--- Recorded data ---

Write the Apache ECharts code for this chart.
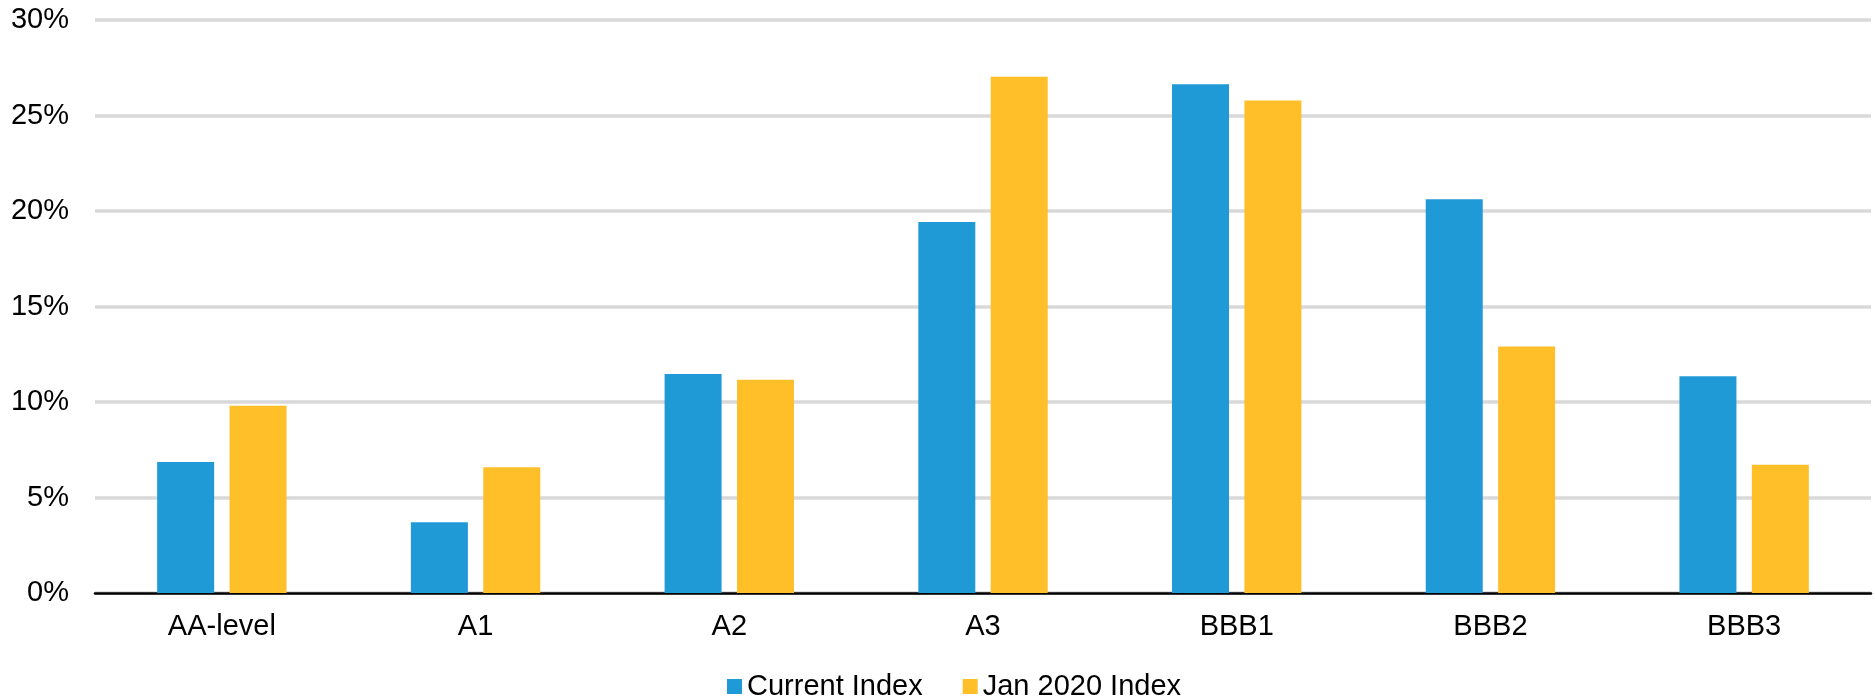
<!DOCTYPE html>
<html>
<head>
<meta charset="utf-8">
<script src="https://cdn.jsdelivr.net/npm/echarts@6/dist/echarts.min.js"></script>
<style>
html,body{margin:0;padding:0;background:#fff;}
#chart{width:1875px;height:698px;}
</style>
</head>
<body>
<div id="chart"></div>
<script>
const categories = ['AA-level', 'A1', 'A2', 'A3', 'BBB1', 'BBB2', 'BBB3'];
const currentIndex = [6.86, 3.70, 11.47, 19.43, 26.63, 20.62, 11.35];
const jan2020Index = [9.80, 6.58, 11.16, 27.03, 25.79, 12.91, 6.72];
const yTicks = { min: 0, max: 30, interval: 5 };

const FONT = '"Liberation Sans", Arial, sans-serif';
const chart = echarts.init(document.getElementById('chart'), null, { renderer: 'canvas' });
chart.setOption({
  animation: false,
  backgroundColor: '#ffffff',
  grid: { left: 95, right: 4, top: 20, bottom: 105, containLabel: false },
  legend: {
    data: ['Current Index', 'Jan 2020 Index'],
    left: 722,
    top: 667,
    icon: 'rect',
    itemWidth: 15,
    itemHeight: 15,
    itemGap: 40,
    textStyle: { fontFamily: FONT, fontSize: 29, color: '#000' }
  },
  xAxis: {
    type: 'category',
    data: categories,
    axisLine: { lineStyle: { color: '#000', width: 2.5 } },
    axisTick: { show: false },
    axisLabel: { fontFamily: FONT, fontSize: 29, color: '#000', margin: 19 }
  },
  yAxis: {
    type: 'value',
    min: yTicks.min,
    max: yTicks.max,
    interval: yTicks.interval,
    axisLine: { show: false },
    axisTick: { show: false },
    axisLabel: { fontFamily: FONT, fontSize: 29, color: '#000', margin: 26, formatter: '{value}%' },
    splitLine: { lineStyle: { color: '#d9d9d9', width: 3.5 } }
  },
  series: [
    {
      name: 'Current Index',
      type: 'bar',
      data: currentIndex,
      barWidth: 57,
      barGap: '27%',
      itemStyle: { color: '#209ad6' }
    },
    {
      name: 'Jan 2020 Index',
      type: 'bar',
      data: jan2020Index,
      barWidth: 57,
      barGap: '27%',
      itemStyle: { color: '#febf29' }
    }
  ]
});
</script>
</body>
</html>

---

To be done: All of the data above should be transcribed verbatim, with pictures omitted.

Result of the task:
Write the Apache ECharts code for this chart.
<!DOCTYPE html>
<html>
<head>
<meta charset="utf-8">
<script src="https://cdn.jsdelivr.net/npm/echarts@6/dist/echarts.min.js"></script>
<style>
html,body{margin:0;padding:0;background:#fff;}
#chart{width:1875px;height:698px;}
</style>
</head>
<body>
<div id="chart"></div>
<script>
const categories = ['AA-level', 'A1', 'A2', 'A3', 'BBB1', 'BBB2', 'BBB3'];
const currentIndex = [6.86, 3.70, 11.47, 19.43, 26.63, 20.62, 11.35];
const jan2020Index = [9.80, 6.58, 11.16, 27.03, 25.79, 12.91, 6.72];
const yTicks = { min: 0, max: 30, interval: 5 };

const FONT = '"Liberation Sans", Arial, sans-serif';
const chart = echarts.init(document.getElementById('chart'), null, { renderer: 'canvas' });
chart.setOption({
  animation: false,
  backgroundColor: '#ffffff',
  grid: { left: 95, right: 4, top: 20, bottom: 105, containLabel: false },
  legend: {
    data: ['Current Index', 'Jan 2020 Index'],
    left: 722,
    top: 667,
    icon: 'rect',
    itemWidth: 15,
    itemHeight: 15,
    itemGap: 40,
    textStyle: { fontFamily: FONT, fontSize: 29, color: '#000' }
  },
  xAxis: {
    type: 'category',
    data: categories,
    axisLine: { lineStyle: { color: '#000', width: 2.5 } },
    axisTick: { show: false },
    axisLabel: { fontFamily: FONT, fontSize: 29, color: '#000', margin: 19 }
  },
  yAxis: {
    type: 'value',
    min: yTicks.min,
    max: yTicks.max,
    interval: yTicks.interval,
    axisLine: { show: false },
    axisTick: { show: false },
    axisLabel: { fontFamily: FONT, fontSize: 29, color: '#000', margin: 26, formatter: '{value}%' },
    splitLine: { lineStyle: { color: '#d9d9d9', width: 3.5 } }
  },
  series: [
    {
      name: 'Current Index',
      type: 'bar',
      data: currentIndex,
      barWidth: 57,
      barGap: '27%',
      itemStyle: { color: '#209ad6' }
    },
    {
      name: 'Jan 2020 Index',
      type: 'bar',
      data: jan2020Index,
      barWidth: 57,
      barGap: '27%',
      itemStyle: { color: '#febf29' }
    }
  ]
});
</script>
</body>
</html>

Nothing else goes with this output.